§ PROBLEM DESCRIPTION: Find each line with the string "this" and copy it.

##### SUPPLIED DATA #####

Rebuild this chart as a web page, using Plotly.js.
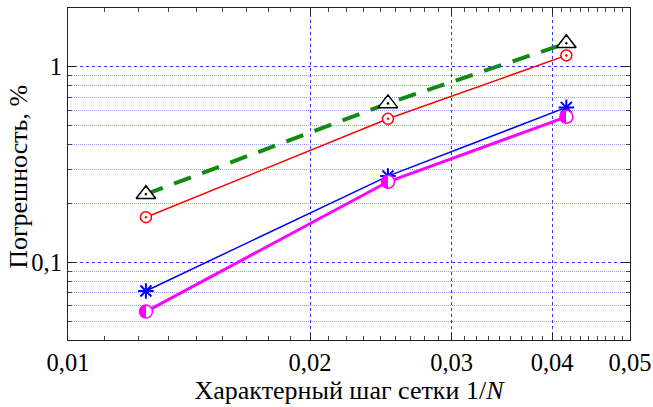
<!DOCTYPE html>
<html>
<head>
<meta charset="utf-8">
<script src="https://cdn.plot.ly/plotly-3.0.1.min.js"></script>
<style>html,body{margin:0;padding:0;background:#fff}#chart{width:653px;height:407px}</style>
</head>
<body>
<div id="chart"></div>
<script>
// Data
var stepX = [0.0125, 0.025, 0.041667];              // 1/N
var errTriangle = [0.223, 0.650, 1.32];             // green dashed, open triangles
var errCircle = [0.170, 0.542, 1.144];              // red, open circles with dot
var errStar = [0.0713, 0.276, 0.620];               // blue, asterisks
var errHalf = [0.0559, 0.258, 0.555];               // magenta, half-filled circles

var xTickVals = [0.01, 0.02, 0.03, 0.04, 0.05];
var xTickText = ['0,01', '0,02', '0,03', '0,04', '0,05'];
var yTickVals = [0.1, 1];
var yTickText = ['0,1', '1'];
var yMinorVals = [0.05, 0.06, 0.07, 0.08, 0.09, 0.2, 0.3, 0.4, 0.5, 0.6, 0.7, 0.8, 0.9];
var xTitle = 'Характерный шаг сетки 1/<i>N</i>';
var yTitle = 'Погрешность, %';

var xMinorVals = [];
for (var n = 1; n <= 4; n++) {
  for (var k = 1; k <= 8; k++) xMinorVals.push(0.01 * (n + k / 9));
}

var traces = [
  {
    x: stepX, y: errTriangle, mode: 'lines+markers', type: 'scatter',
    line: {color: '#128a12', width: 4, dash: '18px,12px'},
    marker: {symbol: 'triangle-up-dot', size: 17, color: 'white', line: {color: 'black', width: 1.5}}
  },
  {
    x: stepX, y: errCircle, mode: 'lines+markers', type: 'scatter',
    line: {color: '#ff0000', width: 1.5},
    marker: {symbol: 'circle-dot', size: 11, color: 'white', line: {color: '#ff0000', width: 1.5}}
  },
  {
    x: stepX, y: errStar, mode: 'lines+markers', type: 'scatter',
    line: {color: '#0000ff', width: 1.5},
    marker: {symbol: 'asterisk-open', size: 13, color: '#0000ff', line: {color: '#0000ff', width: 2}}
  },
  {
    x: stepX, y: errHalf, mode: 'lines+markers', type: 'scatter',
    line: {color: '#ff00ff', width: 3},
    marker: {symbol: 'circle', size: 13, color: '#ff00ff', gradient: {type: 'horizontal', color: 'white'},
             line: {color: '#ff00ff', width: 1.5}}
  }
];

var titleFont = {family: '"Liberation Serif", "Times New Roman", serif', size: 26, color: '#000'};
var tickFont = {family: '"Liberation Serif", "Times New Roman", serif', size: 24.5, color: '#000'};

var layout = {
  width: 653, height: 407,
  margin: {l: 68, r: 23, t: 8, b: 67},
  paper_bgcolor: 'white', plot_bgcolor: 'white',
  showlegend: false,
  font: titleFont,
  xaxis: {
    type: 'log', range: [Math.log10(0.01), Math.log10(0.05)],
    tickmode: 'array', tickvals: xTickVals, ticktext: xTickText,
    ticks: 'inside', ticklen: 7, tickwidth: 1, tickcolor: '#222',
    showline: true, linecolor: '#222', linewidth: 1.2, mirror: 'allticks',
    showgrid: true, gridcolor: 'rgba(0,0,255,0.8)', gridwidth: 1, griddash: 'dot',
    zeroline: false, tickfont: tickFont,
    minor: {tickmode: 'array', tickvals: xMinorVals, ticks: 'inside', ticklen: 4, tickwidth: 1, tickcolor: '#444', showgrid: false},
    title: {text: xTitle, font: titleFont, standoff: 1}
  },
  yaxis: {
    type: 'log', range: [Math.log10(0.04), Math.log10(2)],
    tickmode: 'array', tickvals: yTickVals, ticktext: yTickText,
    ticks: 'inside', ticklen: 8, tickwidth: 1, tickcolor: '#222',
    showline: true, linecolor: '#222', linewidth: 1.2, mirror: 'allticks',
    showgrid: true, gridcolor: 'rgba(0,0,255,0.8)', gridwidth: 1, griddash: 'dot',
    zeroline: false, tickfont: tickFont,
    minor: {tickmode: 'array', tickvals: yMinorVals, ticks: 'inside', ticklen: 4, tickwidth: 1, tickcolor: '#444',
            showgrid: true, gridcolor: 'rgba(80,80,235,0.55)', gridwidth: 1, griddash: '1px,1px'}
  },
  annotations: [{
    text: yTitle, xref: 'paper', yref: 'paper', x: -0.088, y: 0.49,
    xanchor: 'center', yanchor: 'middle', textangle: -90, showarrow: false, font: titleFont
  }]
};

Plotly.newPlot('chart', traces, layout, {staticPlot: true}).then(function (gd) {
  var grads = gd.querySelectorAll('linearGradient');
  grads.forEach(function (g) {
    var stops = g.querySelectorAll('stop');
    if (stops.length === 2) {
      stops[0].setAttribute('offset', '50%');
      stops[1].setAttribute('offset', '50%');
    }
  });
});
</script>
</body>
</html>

#####
##### SUPPLIED DATA #####

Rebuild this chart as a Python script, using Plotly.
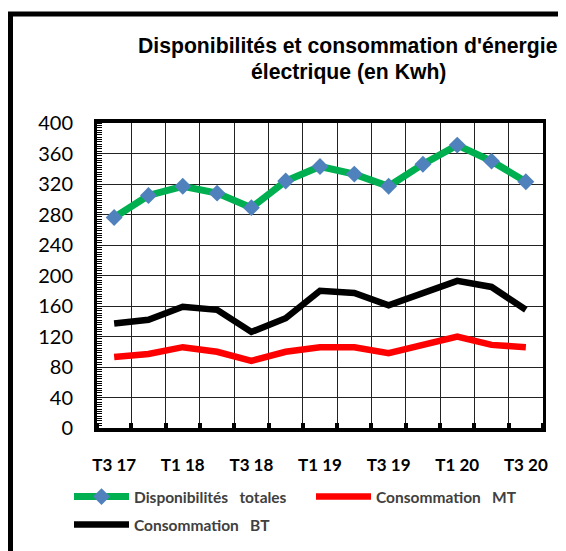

#####

§ FULL OUTPUT:
Rebuild this chart as a web page, using Plotly.js.
Rebuild this chart as a Python script, using Plotly.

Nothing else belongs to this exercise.